None of this experience did me any good when I found myself in Death Valley painting in oils where the sun beat down through 110 degree air.  Field gear there included a broad brimmed straw hat, sunscreen, and neutrally tinted sunglasses. To combat the heat I discovered a useful technique.  Over a loose tank top, I wore a long-sleeved cotton shirt.  Putting some of my ample drinking water in a plastic bucket, I could periodically submerge  the  shirt, wring it out and put it on.  In the dry desert air, the evaporation kept me comfortably cool for painting.
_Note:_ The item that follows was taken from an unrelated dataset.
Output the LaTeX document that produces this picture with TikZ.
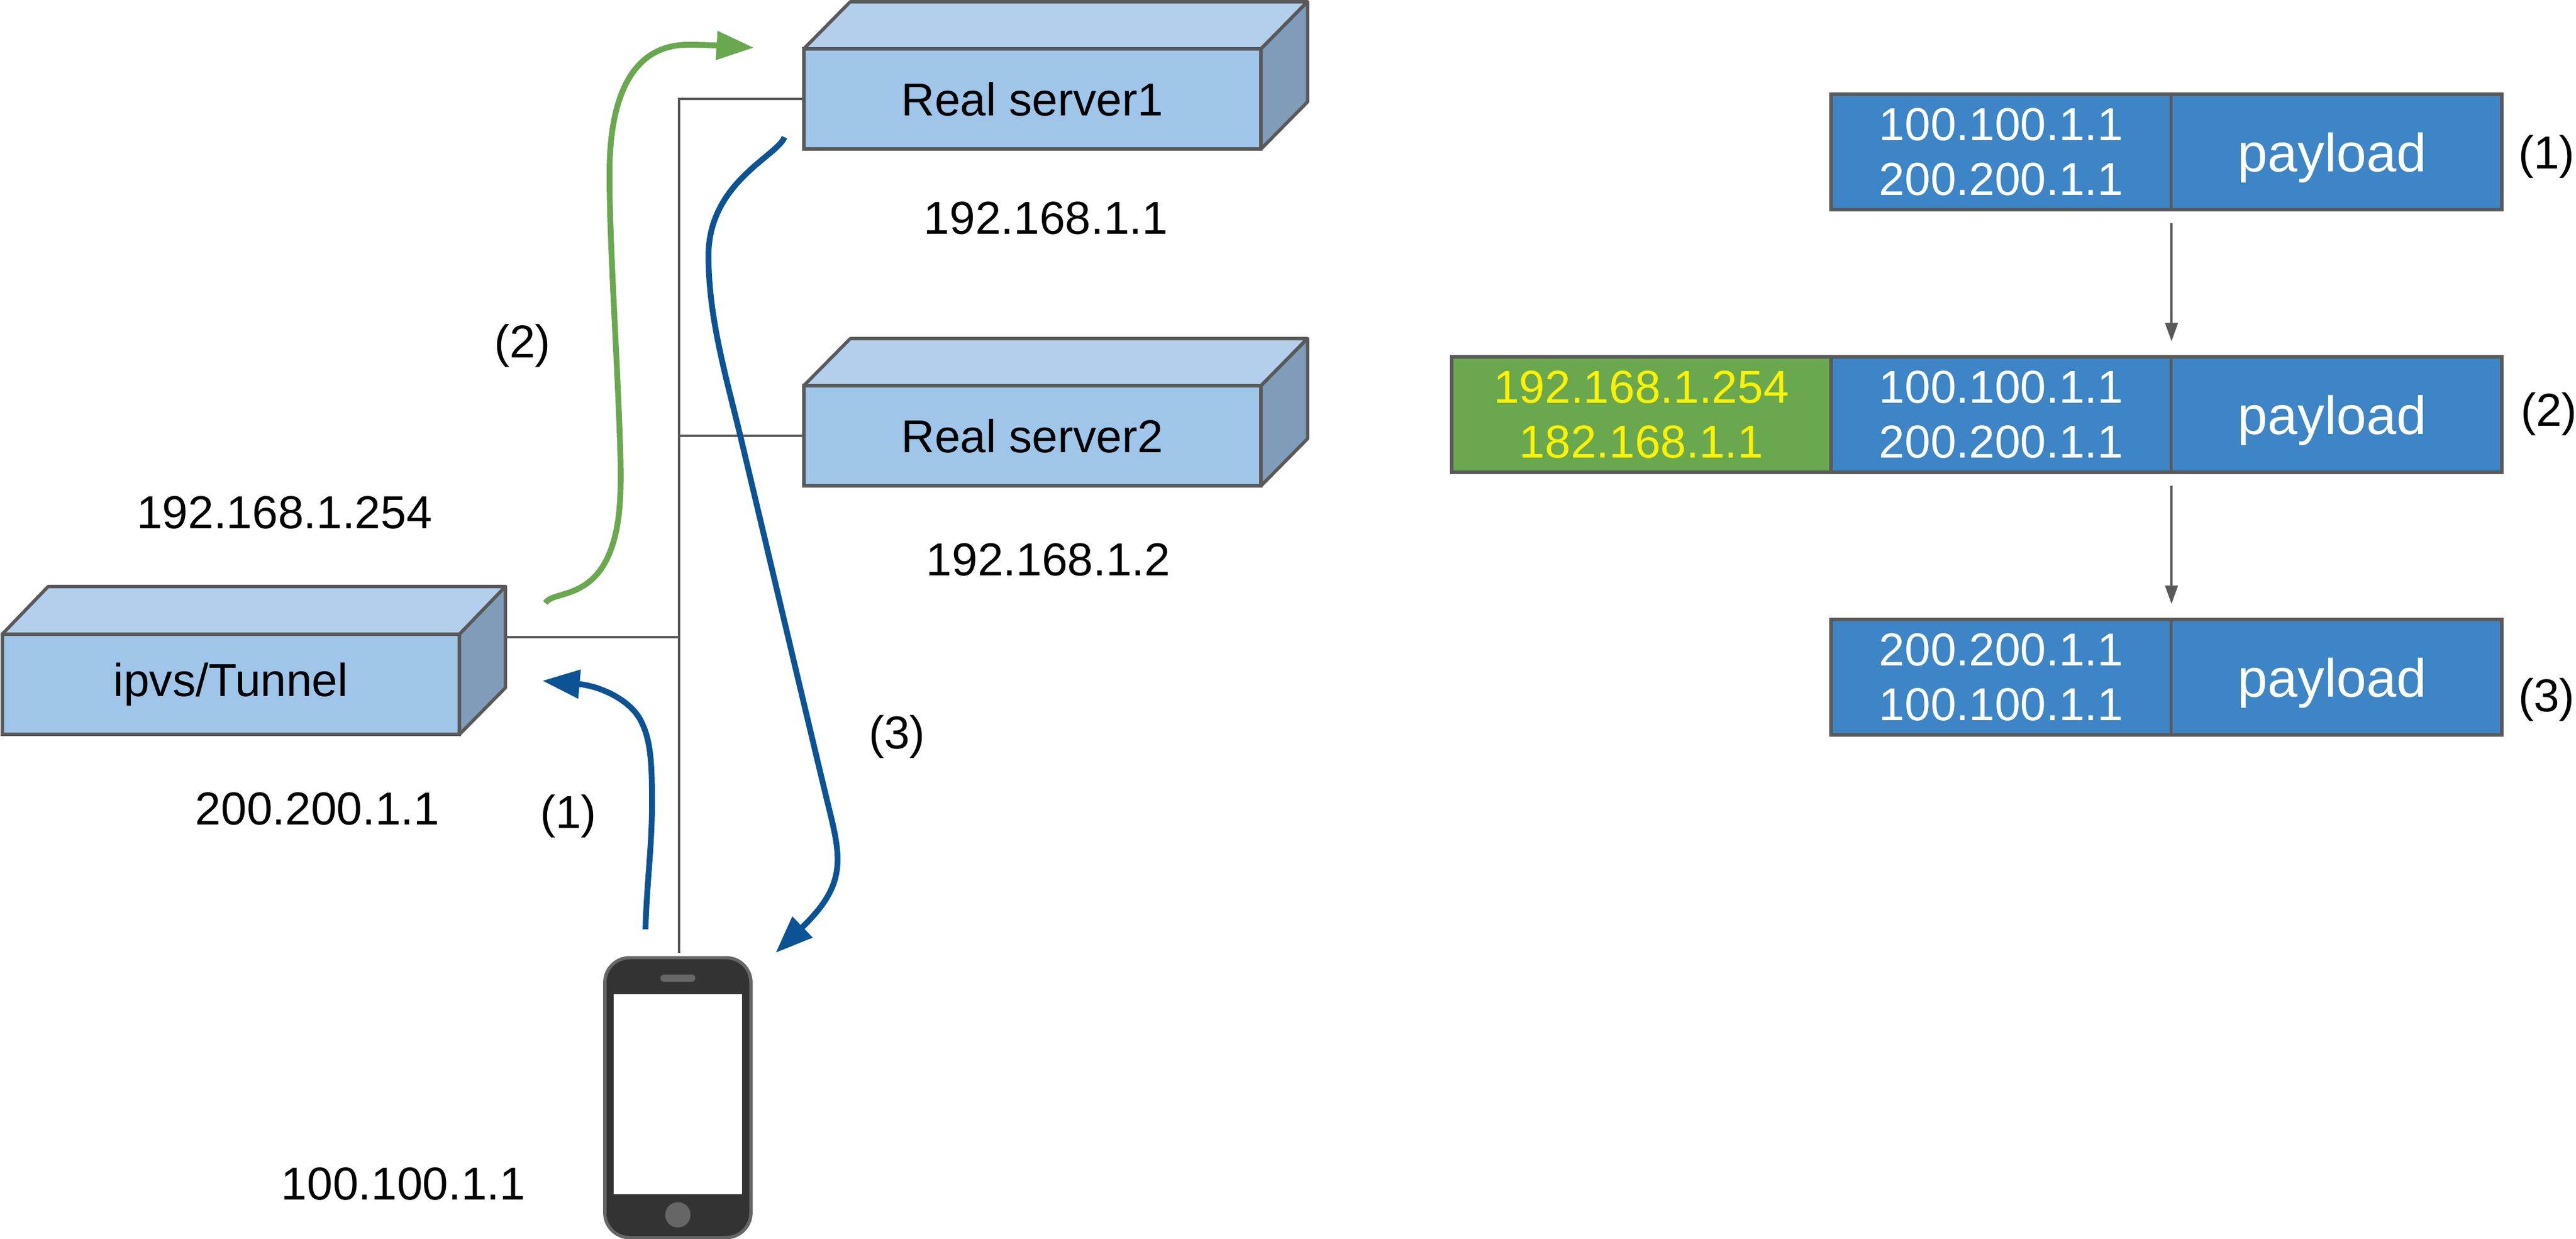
\documentclass[tikz,border=0pt]{standalone}
\usepackage{fontspec}
\setmainfont{Liberation Sans}
\usetikzlibrary{arrows.meta}
\definecolor{boxfront}{HTML}{9FC5E8}
\definecolor{boxtop}{HTML}{B3CFEB}
\definecolor{boxside}{HTML}{7F9DB9}
\definecolor{edgegrey}{HTML}{595959}
\definecolor{pktblue}{HTML}{3D85C6}
\definecolor{pktgreen}{HTML}{6AA84F}
\definecolor{flowblue}{HTML}{0B5394}
\definecolor{phonedark}{HTML}{333333}
\definecolor{phonegrey}{HTML}{666666}

\begin{document}
\begin{tikzpicture}[x=0.01cm,y=-0.01cm]
  \useasboundingbox (0,0) rectangle (4374,2104);
  \tikzstyle{BoxFront}=[draw=edgegrey,line width=1.6pt,fill=boxfront,outer sep=0,
    minimum width=7.76cm,minimum height=1.7cm,font=\fontsize{22.3}{26}\selectfont]
  \tikzstyle{BoxTop}=[draw=edgegrey,line width=1.6pt,line join=round,fill=boxtop]
  \tikzstyle{BoxSide}=[draw=edgegrey,line width=1.6pt,line join=round,fill=boxside]
  \tikzstyle{Wire}=[draw=edgegrey,line width=1.3pt]
  \tikzstyle{Lbl}=[inner sep=0,anchor=base,font=\fontsize{22.3}{26}\selectfont]
  \tikzstyle{Cell}=[draw=edgegrey,line width=1.6pt,outer sep=0,inner sep=0,
    minimum height=1.96cm,text=white,align=center,font=\fontsize{22.3}{26.5}\selectfont]
  \tikzstyle{HdrCell}=[Cell,fill=pktblue,minimum width=5.78cm]
  \tikzstyle{PayCell}=[Cell,fill=pktblue,minimum width=5.61cm,text height=0.85cm,
    text depth=0.19cm,font=\fontsize{26}{30}\selectfont]
  \tikzstyle{TunCell}=[Cell,fill=pktgreen,minimum width=6.44cm,text=yellow]
  \tikzstyle{PktFlow}=[draw=edgegrey,line width=1.2pt,shorten <=0.23cm,shorten >=0.26cm,
    -{Triangle[length=9pt,width=6pt]}]
  \tikzstyle{GreenFlow}=[draw=pktgreen,line width=2.8pt,-{Triangle[length=18pt,width=13.4pt]}]
  \tikzstyle{BlueFlow}=[draw=flowblue,line width=2.8pt,-{Triangle[length=18pt,width=13.4pt]}]
  % boxes
  \node[BoxFront] (ipvs) at (392,1162) {ipvs/Tunnel};
  \draw[BoxTop] (ipvs.north west) -- ++(78,-81) -- ++(777,0) -- (ipvs.north east) -- cycle;
  \draw[BoxSide] (ipvs.north east) -- ++(78,-81) -- ++(0,172) -- (ipvs.south east) -- cycle;
  \node[BoxFront] (server1) at (1753,168) {Real server1};
  \draw[BoxTop] (server1.north west) -- ++(79,-80) -- ++(776,0) -- (server1.north east) -- cycle;
  \draw[BoxSide] (server1.north east) -- ++(79,-80) -- ++(0,170) -- (server1.south east) -- cycle;
  \node[BoxFront] (server2) at (1753,740) {Real server2};
  \draw[BoxTop] (server2.north west) -- ++(79,-80) -- ++(776,0) -- (server2.north east) -- cycle;
  \draw[BoxSide] (server2.north east) -- ++(79,-80) -- ++(0,170) -- (server2.south east) -- cycle;
  % phone
  \node[draw=phonegrey,line width=1.6pt,fill=phonedark,rounded corners=0.42cm,outer sep=0,
    minimum width=2.48cm,minimum height=4.75cm] (phone) at (1151,1864) {};
  \node[fill=white,inner sep=0,minimum width=2.18cm,minimum height=3.4cm] (screen) at (1151,1858) {};
  \node[fill=phonegrey,rounded corners=0.05cm,inner sep=0,minimum width=0.59cm,minimum height=0.12cm] (speaker) at (1151,1661) {};
  \node[fill=phonegrey,circle,inner sep=0,minimum size=0.43cm] (homekey) at (1151,2063) {};
  % wires
  \coordinate (busEnd) at (1153,1618);
  \coordinate (ipvsPort) at (859,1082);
  \draw[Wire] (server1.west) -| (busEnd);
  \draw[Wire] (server2.west) -- (server2.west -| busEnd);
  \draw[Wire] (ipvsPort) -- (ipvsPort -| busEnd);
  % flows
  \coordinate (a1) at (1096,1578);
  \coordinate (a2) at (921,1156);
  \coordinate (b1) at (926,1024);
  \coordinate (b2) at (1280,81);
  \coordinate (c1) at (1332,233);
  \coordinate (c2) at (1317,1618);
  \draw[BlueFlow] (a1) .. controls (1098,1500) and (1108,1430) .. (1107,1355)
    .. controls (1107,1300) and (1105,1260) .. (1091,1230)
    .. controls (1075,1190) and (1020,1165) .. (a2);
  \draw[GreenFlow] (b1) .. controls (938,1004) and (1000,1018) .. (1033,944)
    .. controls (1052,900) and (1056,850) .. (1053,760)
    .. controls (1048,600) and (1034,400) .. (1035,287)
    .. controls (1036,190) and (1060,75) .. (1170,76)
    .. controls (1200,76) and (1230,78) .. (b2);
  \draw[BlueFlow] (c1) .. controls (1320,265) and (1203,310) .. (1203,434)
    .. controls (1203,540) and (1233,640) .. (1257,740)
    .. controls (1300,920) and (1385,1280) .. (1405,1362)
    .. controls (1428,1456) and (1440,1500) .. (c2);
  % labels
  \node[Lbl] (ipA) at (483,898) {192.168.1.254};
  \node[Lbl] (ipB) at (539,1401) {200.200.1.1};
  \node[Lbl] (ipC) at (685,2037) {100.100.1.1};
  \node[Lbl] (ipD) at (1776,398) {192.168.1.1};
  \node[Lbl] (ipE) at (1780,978) {192.168.1.2};
  \node[Lbl] (stepA) at (965,1406) {(1)};
  \node[Lbl] (stepB) at (887,608) {(2)};
  \node[Lbl] (stepC) at (1523,1272) {(3)};
  % packets
  \node[HdrCell] (hdr1) at (3398,258) {100.100.1.1\\200.200.1.1};
  \node[PayCell] (pay1) at (3967,258) {\hspace*{-0.14cm}payload};
  \node[TunCell] (tun2) at (2787,704) {192.168.1.254\\182.168.1.1};
  \node[HdrCell] (hdr2) at (3398,704) {100.100.1.1\\200.200.1.1};
  \node[PayCell] (pay2) at (3967,704) {\hspace*{-0.14cm}payload};
  \node[HdrCell] (hdr3) at (3398,1150) {200.200.1.1\\100.100.1.1};
  \node[PayCell] (pay3) at (3967,1150) {\hspace*{-0.14cm}payload};
  \draw[PktFlow] (hdr1.south east) -- (hdr2.north east);
  \draw[PktFlow] (hdr2.south east) -- (hdr3.north east);
  \node[Lbl] (rowA) at (4324,287) {(1)};
  \node[Lbl] (rowB) at (4328,724) {(2)};
  \node[Lbl] (rowC) at (4324,1209) {(3)};
\end{tikzpicture}
\end{document}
This system, great for Death Valley, did me no good in the Amazon River region where the air was already saturated with humidity.  There, by the ochre colored river,  wet clothes stay wet, hot and sticky.  There I soon found the best way to avoid the heat of midday is to avoid being out at midday altogether.  There is a good reason the local Amazonians are up and about at 6 AM for sunrise, reserving three or four hours at midday for resting. I wasted no time adapting to that local rhythm, saving the best parts of the day for painting.   With no experience in hot humid conditions, I thought I had covered the major painting hurdles by bringing a sunhat, bug repellant, and sunglasses.  I carried a lightweight plastic folding palette and spare tubes of watercolors.   Soon I found that the paints in the palette wouldn’t dry, instead taking on the consistency of molasses.  I was constantly wiping up runny paints.  Because I was in the Tahuayo Lodge , where the rustic walkways were lit by kerosene light, I suspended the palette well above a lamp all night so that by morning the paints were hard and dry.   “Problem solved”  I thought.   Then, thirsty, halfway down the forest trail I unzipped my pack to pull out a water bottle. It was covered with cadmium yellow, red, and cerulean blue paint, flowing down the plastic in thick streams.  The humid air alone had softened them.  On a subsequent trip I tried the hardened pan watercolors, but even they softened and ran.   The next time I will bring an empty palette and tubes of paint, from which I will dispense just enough to use, each time wiping the palette clean.

Humidity affected the paper there as well.  The Arches watercolor blocks worked well, but once cut off the block, the single sheets would absorb humidity over time and become undulated. I learned to put them into air tight sealable bags and this worked fine.   I also included a moisture absorbing packet.  These I save when they arrive in the mail with shipped items but I have heard that photo supply stores sell both these and air-tight bags.

I find that despite hot, oozing melting paints, warping paper, freezing washes and numbing fingers, nothing is quite so satisfying as sketching in the field.   Travels whose impressions I capture with brush in hand have always carried the best memories.